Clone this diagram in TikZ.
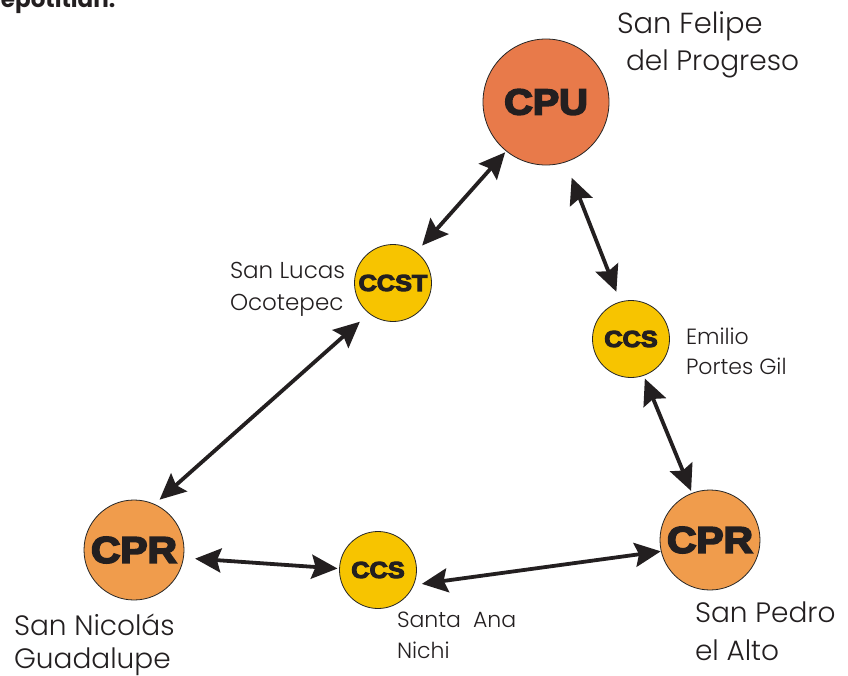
\documentclass[tikz,border=0pt]{standalone}
\usepackage{fontspec}
\setmainfont{Poppins Light}[BoldFont=Poppins Bold]
\newfontfamily\heavy[FakeBold=5,FakeStretch=1.1]{Liberation Sans Bold}
\usetikzlibrary{arrows.meta}
\definecolor{cpuc}{RGB}{232,122,74}
\definecolor{cprc}{RGB}{240,156,76}
\definecolor{ccsc}{RGB}{247,196,0}
\definecolor{arrc}{RGB}{35,31,32}
\definecolor{txtc}{RGB}{35,31,32}
\begin{document}
\begin{tikzpicture}[x=1pt,y=-1pt,
  hub/.style={circle,draw=black!85,line width=0.8pt,inner sep=0pt,outer sep=0pt,text=txtc},
  cpunode/.style={hub,fill=cpuc,minimum size=126pt,font=\heavy\fontsize{36}{40}\selectfont},
  cprnode/.style={hub,fill=cprc,minimum size=100pt,font=\heavy\fontsize{37}{40}\selectfont},
  ccsnode/.style={hub,fill=ccsc,minimum size=77pt,font=\heavy\fontsize{23}{28}\selectfont},
  lab/.style={anchor=base west,inner sep=0pt,outer sep=0pt,text=txtc},
  link/.style={{Stealth[length=26pt,width=24pt,inset=4pt]}-{Stealth[length=26pt,width=24pt,inset=4pt]},line width=3.8pt,draw=arrc}
]
\useasboundingbox (0,0) rectangle (848,675);
\clip (0,0) rectangle (848,675);
\fill[white] (0,0) rectangle (848,675);

% clipped heading
\node[lab,font=\bfseries\fontsize{23}{26}\selectfont] (head) at (1,7) {epotitlán.};

% hubs
\node[cpunode] (cpu) at (546,102) {CPU};
\node[ccsnode] (ccst) at (393,283) {CCST};
\node[ccsnode] (ccsr) at (631,339) {CCS};
\node[cprnode] (cprl) at (134,550) {CPR};
\node[ccsnode] (ccsb) at (378,570) {CCS};
\node[cprnode] (cprr) at (710,540) {CPR};

% labels
\node[lab,font=\fontsize{29}{34}\selectfont] (felipe1) at (617,33) {San Felipe};
\node[lab,font=\fontsize{28}{34}\selectfont] (felipe2) at (626,70) {del Progreso};
\node[lab,font=\fontsize{23}{28}\selectfont] (lucas1) at (230,278) {San Lucas};
\node[lab,font=\fontsize{23}{28}\selectfont] (lucas2) at (230,310) {Ocotepec};
\node[lab,font=\fontsize{22}{26}\selectfont] (emilio1) at (686,344) {Emilio};
\node[lab,font=\fontsize{22}{26}\selectfont] (emilio2) at (686,374) {Portes Gil};
\node[lab,font=\fontsize{28}{32}\selectfont] (nicolas1) at (14,635) {San Nicolás};
\node[lab,font=\fontsize{28}{32}\selectfont] (nicolas2) at (14,668) {Guadalupe};
\node[lab,font=\fontsize{22}{26}\selectfont] (ana1) at (397,627) {Santa\ \ Ana};
\node[lab,font=\fontsize{22}{26}\selectfont] (ana2) at (397,658) {Nichi};
\node[lab,font=\fontsize{28}{32}\selectfont] (pedro1) at (695,622) {San Pedro};
\node[lab,font=\fontsize{28}{32}\selectfont] (pedro2) at (695,660) {el Alto};

% links
\draw[link,shorten <=1.8pt,shorten >=9pt] (cpu.231.9) -- (ccst.53.6);
\draw[link,shorten <=17pt,shorten >=11pt] (cpu.288.9) -- (ccsr.106.6);
\draw[link,shorten <=12.6pt,shorten >=7pt] (ccst.232.2) -- (cprl.66.1);
\draw[link,shorten <=3.4pt,shorten >=2.6pt] (ccsr.289.7) -- (cprr.111.2);
\draw[link,shorten <=11.7pt,shorten >=2pt] (cprl.351.6) -- (ccsb.178.6);
\draw[link,shorten <=8.5pt,shorten >=0.5pt] (ccsb.337.8) -- (cprr.193.8);
\end{tikzpicture}
\end{document}
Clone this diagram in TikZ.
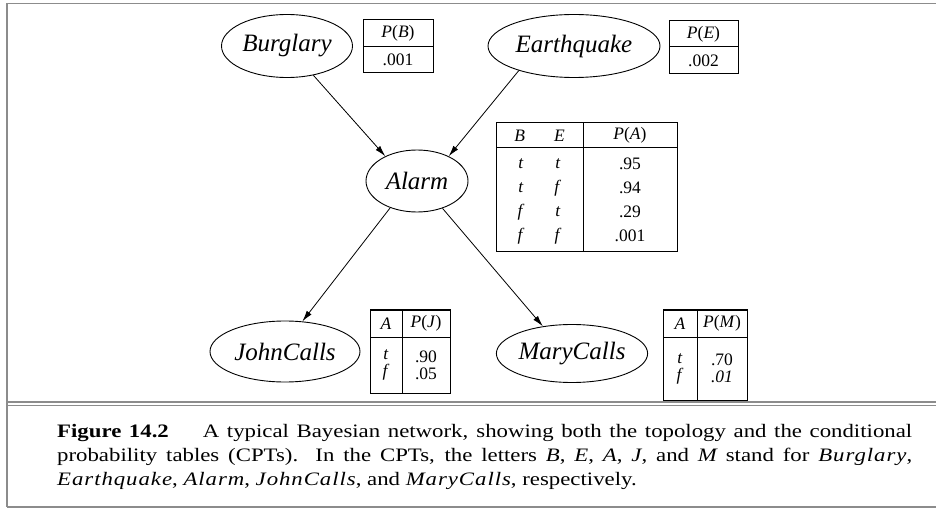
\documentclass[tikz,border=0pt]{standalone}
\usepackage{fontspec}
\setmainfont{Liberation Serif}
\newfontfamily\capfont{Liberation Serif}[FakeStretch=1.2]
\newfontfamily\capmath{Liberation Serif}[FakeStretch=1.2, LetterSpace=5]
\usetikzlibrary{shapes.geometric,arrows.meta}
\newcommand{\mv}[1]{\textit{#1}}
\newcommand{\cv}[1]{{\capmath\itshape #1}}

\begin{document}
\begin{tikzpicture}[x=1pt,y=-1pt]
	\tikzset{var/.style={ellipse, draw=black, line width=0.9pt, inner sep=0pt, font=\fontsize{25}{28}\selectfont\itshape},
		cell/.style={rectangle, draw=black, line width=1pt, inner sep=0pt, align=center, font=\fontsize{17.5}{24}\selectfont},
		arc/.style={-{Latex[length=11pt,width=6pt]}, line width=0.8pt},
		rule/.style={draw=black!45, line width=1.6pt}};

	\useasboundingbox (0,0) rectangle (936,510);

	% frame
	\draw[rule] (7,3.5) -- (936,3.5);
	\draw[rule] (7,3.5) -- (7,507);
	\draw[rule] (7,507) -- (936,507);
	\draw[rule] (7,402) -- (936,402);
	\draw[rule] (7,405.5) -- (936,405.5);

	% variables
	\node[var, minimum width=131, minimum height=63] (burglary)   at (287,   46) {Burglary};
	\node[var, minimum width=172, minimum height=63] (earthquake) at (574,   46) {Earthquake};
	\node[var, minimum width=102, minimum height=62] (alarm)      at (417,  181) {Alarm};
	\node[var, minimum width=150, minimum height=61] (john)       at (285,  351.5) {JohnCalls};
	\node[var, minimum width=150, minimum height=58] (mary)       at (572,  353.5) {MaryCalls};

	% CPTs
	\node[cell, minimum width=70, minimum height=27] (pbH) at (398,   33.5) {\mv{P}(\mv{B})};
	\node[cell, minimum width=70, minimum height=26] (pbB) at (398,   60) {.001};
	\node[cell, minimum width=69, minimum height=26] (peH) at (703.5, 34) {\mv{P}(\mv{E})};
	\node[cell, minimum width=69, minimum height=27] (peB) at (703.5, 60.5) {.002};

	\node[cell, minimum width=87, minimum height=25]  (paHL) at (539.5, 135.5) {\mv{B}\hspace{29pt}\mv{E}};
	\node[cell, minimum width=94, minimum height=25]  (paHR) at (630,   135.5) {\mv{P}(\mv{A})};
	\node[cell, minimum width=87, minimum height=104] (paBL) at (539.5, 200)
		{\begin{tabular}{@{}c@{\hspace{30pt}}c@{}}\mv{t} & \mv{t}\\ \mv{t} & \mv{f}\\ \mv{f} & \mv{t}\\ \mv{f} & \mv{f}\end{tabular}};
	\node[cell, minimum width=94, minimum height=104] (paBR) at (630,   200) {.95\\ .94\\ .29\\ .001};

	\node[cell, minimum width=32, minimum height=27] (pjHL) at (386, 323.5) {\mv{A}};
	\node[cell, minimum width=48, minimum height=27] (pjHR) at (426, 323.5) {\mv{P}(\mv{J})};
	\node[cell, minimum width=32, minimum height=56, font=\fontsize{17.5}{17}\selectfont] (pjBL) at (386, 365) {\mv{t}\\ \mv{f}};
	\node[cell, minimum width=48, minimum height=56, font=\fontsize{17.5}{17}\selectfont] (pjBR) at (426, 365) {.90\\ .05};

	\node[cell, minimum width=34, minimum height=27] (pmHL) at (680, 323.5) {\mv{A}};
	\node[cell, minimum width=50, minimum height=27] (pmHR) at (722, 323.5) {\mv{P}(\mv{M})};
	\node[cell, minimum width=34, minimum height=63, font=\fontsize{17.5}{17}\selectfont] (pmBL) at (680, 368.5) {\mv{t}\\ \mv{f}};
	\node[cell, minimum width=50, minimum height=63, font=\fontsize{17.5}{17}\selectfont] (pmBR) at (722, 368.5) {.70\\ \mv{.01}};

	% arcs
	\draw[arc] (burglary.312)   -- (alarm.142);
	\draw[arc] (earthquake.204) -- (alarm.38);
	\draw[arc] (alarm.225)      -- (john.60);
	\draw[arc] (alarm.313)      -- (mary.137);

	% caption
	\node[anchor=north west, inner sep=0pt, text width=855pt, align=justify, font=\capfont\fontsize{19}{24}\selectfont] (caption) at (57, 424)
		{\textbf{Figure 14.2}\hspace{34pt}A typical Bayesian network, showing both the topology and the conditional\linebreak
		probability tables (CPTs). In the CPTs, the letters \cv{B}, \cv{E}, \cv{A}, \cv{J}, and \cv{M} stand for \cv{Burglary},\linebreak
		\cv{Earthquake}, \cv{Alarm}, \cv{JohnCalls}, and \cv{MaryCalls}, respectively.};
\end{tikzpicture}
\end{document}
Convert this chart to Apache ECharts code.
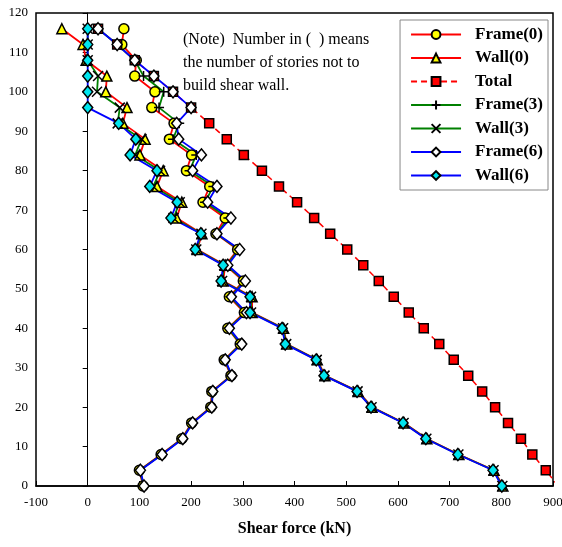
<!DOCTYPE html>
<html>
<head>
<meta charset="utf-8">
<script src="https://cdn.jsdelivr.net/npm/echarts@6/dist/echarts.min.js"></script>
<style>
  html, body {margin: 0; padding: 0; background: #fff;}
  #chart {width: 562px; height: 547px;}
</style>
</head>
<body>
<div id="chart"></div>
<script>
// building heights (m), one value per storey level
const heights = [0, 4, 8, 12, 16, 20, 24, 28, 32, 36, 40, 44, 48, 52, 56, 60, 64, 68, 72, 76, 80, 84, 88, 92, 96, 100, 104, 108, 112, 116]

// shear force (kN)
const total   = [910, 886, 860, 838, 813, 788, 763, 736, 708, 680, 650, 621, 592, 563, 533, 502, 469, 438, 405, 370, 337, 302, 269, 235, 200, 165, 128, 91, 57, 20]
const frame0  = [107, 100, 142, 182, 201, 238, 240, 277, 264, 295, 271, 303, 274, 301, 267, 290, 248, 266, 223, 236, 191, 201, 158, 167, 124, 130, 91, 94, 66, 70]
const wall0   = [803, 786, 718, 656, 612, 550, 523, 459, 444, 385, 379, 318, 318, 262, 266, 212, 221, 172, 182, 134, 146, 101, 111, 68, 76, 35, 37, -3, -9, -50]
const frame3  = [108, 101, 143, 183, 202, 239, 241, 278, 265, 296, 272, 305, 276, 303, 269, 292, 249, 272, 227, 243, 197, 210, 165, 177, 138, 147, 108, 91, 57, 20]
const wall3   = [802, 785, 717, 655, 611, 549, 522, 458, 443, 384, 378, 316, 316, 260, 264, 210, 220, 166, 178, 127, 140, 92, 104, 58, 62, 18, 20, 0, 0, 0]
const frame6  = [109, 102, 144, 184, 203, 240, 242, 279, 266, 298, 274, 307, 278, 305, 271, 294, 250, 277, 232, 250, 203, 220, 176, 172, 200, 165, 128, 91, 57, 20]
const wall6   = [801, 784, 716, 654, 610, 548, 521, 457, 442, 382, 376, 314, 314, 258, 262, 208, 219, 161, 173, 120, 134, 82, 93, 60, 0, 0, 0, 0, 0, 0]

const noteLines = ['(Note)  Number in (  ) means', 'the number of stories not to', 'build shear wall.']

const serif = '"Liberation Serif", "DejaVu Serif", serif'
const plusPath = 'path://M5,0L5,10M0,5L10,5'
const crossPath = 'path://M0,0L10,10M10,0L0,10'

function pairs(xs) {
    return xs.map((v, i) => [v, heights[i]])
}

function makeSeries(name, values, color, symbol, fill, size, dashed) {
    return {
        name: name,
        type: 'line',
        data: pairs(values),
        symbol: symbol,
        symbolSize: size,
        clip: true,
        lineStyle: {color: color, width: dashed ? 1.5 : 1.8, type: dashed ? [6, 4] : 'solid'},
        itemStyle: {color: fill, borderColor: '#000', borderWidth: 1.5},
        emphasis: {disabled: true},
        animation: false,
    }
}

let chart = echarts.init(document.getElementById('chart'), null, {renderer: 'canvas'})

chart.setOption({
    backgroundColor: '#fff',
    animation: false,
    grid: {
        left: 36, right: 9, top: 13, bottom: 61,
        outerBoundsMode: 'none', containLabel: false,
        show: true, borderColor: '#000', borderWidth: 1.5, backgroundColor: 'transparent',
    },
    xAxis: {
        type: 'value', min: -100, max: 900, interval: 100,
        name: 'Shear force (kN)', nameLocation: 'middle', nameGap: 35,
        nameTextStyle: {fontFamily: serif, fontWeight: 'bold', fontSize: 16, color: '#000'},
        axisLine: {show: true, onZero: false, lineStyle: {color: '#000', width: 1.5}},
        axisTick: {show: true, inside: true, length: 5, lineStyle: {color: '#000'}},
        axisLabel: {fontFamily: serif, fontSize: 13, color: '#000', margin: 10},
        splitLine: {show: false},
    },
    yAxis: {
        type: 'value', min: 0, max: 120, interval: 10,
        name: 'Building height (m)', nameLocation: 'middle', nameGap: 72, nameRotate: 90,
        nameTextStyle: {fontFamily: serif, fontWeight: 'bold', fontSize: 16, color: '#000'},
        axisLine: {show: true, onZero: true, lineStyle: {color: '#000', width: 1}},
        axisTick: {show: true, inside: false, length: 5, lineStyle: {color: '#000'}},
        axisLabel: {fontFamily: serif, fontSize: 13, color: '#000', margin: 8},
        splitLine: {show: false},
    },
    legend: {
        orient: 'vertical',
        right: 14, top: 20,
        backgroundColor: '#fff',
        borderColor: '#888', borderWidth: 1,
        padding: [6, 5, 6, 10],
        itemWidth: 50, itemHeight: 11, itemGap: 6.5,
        textStyle: {fontFamily: serif, fontWeight: 'bold', fontSize: 17, color: '#000', padding: [0, 0, 0, 9]},
        data: ['Frame(0)', 'Wall(0)', 'Total', 'Frame(3)', 'Wall(3)', 'Frame(6)', 'Wall(6)'],
    },
    graphic: noteLines.map((t, i) => ({
        type: 'text',
        left: 183, top: 32 + i * 23,
        style: {text: t, fontFamily: serif, fontSize: 16, fill: '#000'},
    })),
    series: [
        makeSeries('Frame(0)', frame0, '#ff0000', 'circle', '#ffff00', 10),
        makeSeries('Wall(0)', wall0, '#ff0000', 'triangle', '#ffff00', 10),
        makeSeries('Total', total, '#ff0000', 'rect', '#ff0000', 9, true),
        makeSeries('Frame(3)', frame3, '#008000', plusPath, 'none', 10),
        makeSeries('Wall(3)', wall3, '#008000', crossPath, 'none', 10),
        makeSeries('Frame(6)', frame6, '#0000ff', 'diamond', '#ffffff', [10, 12]),
        makeSeries('Wall(6)', wall6, '#0000ff', 'diamond', '#00e5ee', [10, 12]),
    ],
})
</script>
</body>
</html>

- [WHAT TO DO] Nothing but the lines from the one with "Convert this chart to Apache ECharts code." through the one with "108, 112, 116]" should be copied, word for word. Pictures are left out.

- [RESPONSE]
Convert this chart to Apache ECharts code.
<!DOCTYPE html>
<html>
<head>
<meta charset="utf-8">
<script src="https://cdn.jsdelivr.net/npm/echarts@6/dist/echarts.min.js"></script>
<style>
  html, body {margin: 0; padding: 0; background: #fff;}
  #chart {width: 562px; height: 547px;}
</style>
</head>
<body>
<div id="chart"></div>
<script>
// building heights (m), one value per storey level
const heights = [0, 4, 8, 12, 16, 20, 24, 28, 32, 36, 40, 44, 48, 52, 56, 60, 64, 68, 72, 76, 80, 84, 88, 92, 96, 100, 104, 108, 112, 116]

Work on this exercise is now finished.